About Richard Whincop

Richard was born in Fordingbridge in Hampshire in 1964. He was always keen on drawing and painting, and took Art 'A' level at Bishop Wordsworth’s Grammar School in Salisbury.

He began working as an artist after graduating in Art History at York University in 1986, moving to Glasgow in 1988 where he taught part-time at Glasgow and Strathclyde Universities until 1995. From 1996 to 2004 he executed commissioned paintings and sculptures for Restaurants, Bars and clubs throughout Scotland.

In 2005 he began to exhibit a series of works that juxtaposed people and works of art, and now shows regularly with galleries in Glasgow, Dublin and London.

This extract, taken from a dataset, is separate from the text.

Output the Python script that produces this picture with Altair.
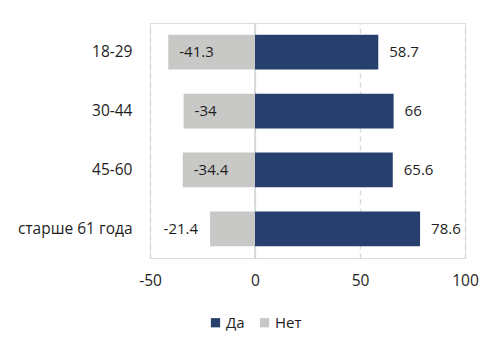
import altair as alt
import pandas as pd

categories = ["18-29", "30-44", "45-60", "старше 61 года"]
da_values = [58.7, 66, 65.6, 78.6]
net_values = [-41.3, -34, -34.4, -21.4]
series = ["Да", "Нет"]
x_ticks = [-50, 0, 50, 100]

rows = []
for c, v in zip(categories, da_values):
    rows.append({"cat": c, "series": "Да", "value": v, "label": f"{v:g}"})
for c, v in zip(categories, net_values):
    rows.append({"cat": c, "series": "Нет", "value": v, "label": f"{v:g}"})
df = pd.DataFrame(rows)

FONT = "Open Sans"
TXT = "#1e1e1e"

x_enc = alt.X("value:Q", scale=alt.Scale(domain=[-50, 100], nice=False, zero=False),
              axis=alt.Axis(values=x_ticks, title=None, domain=False, ticks=False,
                            grid=True, gridDash=[5, 4], gridColor="#d9d9d9", gridWidth=1.5,
                            labelFontSize=15.5, labelColor=TXT, labelFont=FONT, labelPadding=15,
                            labelFlush=False, labelExpr="toString(datum.value)"))
y_enc = alt.Y("cat:N", sort=categories,
              scale=alt.Scale(paddingInner=0.41, paddingOuter=0.2),
              axis=alt.Axis(title=None, domain=False, ticks=False, labelFontSize=15.5,
                            labelColor=TXT, labelFont=FONT, labelPadding=18))

base = alt.Chart(df)

bars = base.mark_bar().encode(
    x=x_enc,
    y=y_enc,
    color=alt.Color("series:N", scale=alt.Scale(domain=series, range=["#263F6D", "#C8C8C6"]),
                    legend=alt.Legend(title=None, orient="none", legendX=58, legendY=292,
                                      direction="horizontal", symbolType="square",
                                      symbolSize=85, symbolStrokeWidth=0, labelFontSize=15,
                                      labelFont=FONT, labelColor=TXT, columnPadding=12,
                                      labelOffset=3)),
)

zero_rule = alt.Chart(pd.DataFrame({"z": [0]})).mark_rule(color="#d0d0d0", strokeWidth=1.5).encode(
    x=alt.X("z:Q")
)

text_style = dict(fontSize=15, font=FONT, color=TXT, baseline="middle")

da_labels = base.transform_filter(alt.datum.series == "Да").mark_text(
    align="left", dx=11, **text_style
).encode(x="value:Q", y=alt.Y("cat:N", sort=categories), text="label:N")

net_labels_in = base.transform_filter(
    (alt.datum.series == "Нет") & (alt.datum.value <= -25)
).mark_text(align="left", dx=11, **text_style).encode(
    x="value:Q", y=alt.Y("cat:N", sort=categories), text="label:N")

net_labels_out = base.transform_filter(
    (alt.datum.series == "Нет") & (alt.datum.value > -25)
).mark_text(align="right", dx=-12, **text_style).encode(
    x="value:Q", y=alt.Y("cat:N", sort=categories), text="label:N")

chart = alt.layer(zero_rule, bars, da_labels, net_labels_in, net_labels_out).properties(
    width=315, height=235,
    autosize=alt.AutoSizeParams(type="none"),
    padding={"left": 150, "top": 23, "right": 34, "bottom": 94},
).configure_view(stroke=None).configure(background="white")

chart.save("out.html", embed_options={"renderer": "svg", "actions": False})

His concern for the environment led him to try Winsor & Newton's Artisan Water Mixable Oil Colour, which does not require volatile solvents, and found he enjoyed its properties. He uses it to build up rich layers of glazes using the fast-drying medium, which enables him to work on a picture without having to wait too long for each layer to dry.

Richard Whincop's Work

Richard's recent work looks at what happens when people come face to face with the art and architecture of the past.

His paintings explore our ambivalent relationship with the past, how we connect to or feel alienated by our cultural heritage. In some pictures the juxtaposition of exhibits and gallery visitors brings together the different worlds of past and present, and a clash of values seems to take place; in others, the boundary between the two worlds seems to break down and they seem to merge into one.

Richard's compositions often create a deliberately restricted view of the figures and settings, making them ambiguous or even unidentifiable. They leave enigmatic clues or hints as to who and where the figures are, and what they are looking at (or not looking at, as the case may be) - like the fragmentary elements of a dream that viewers can piece together into scenarios of their own.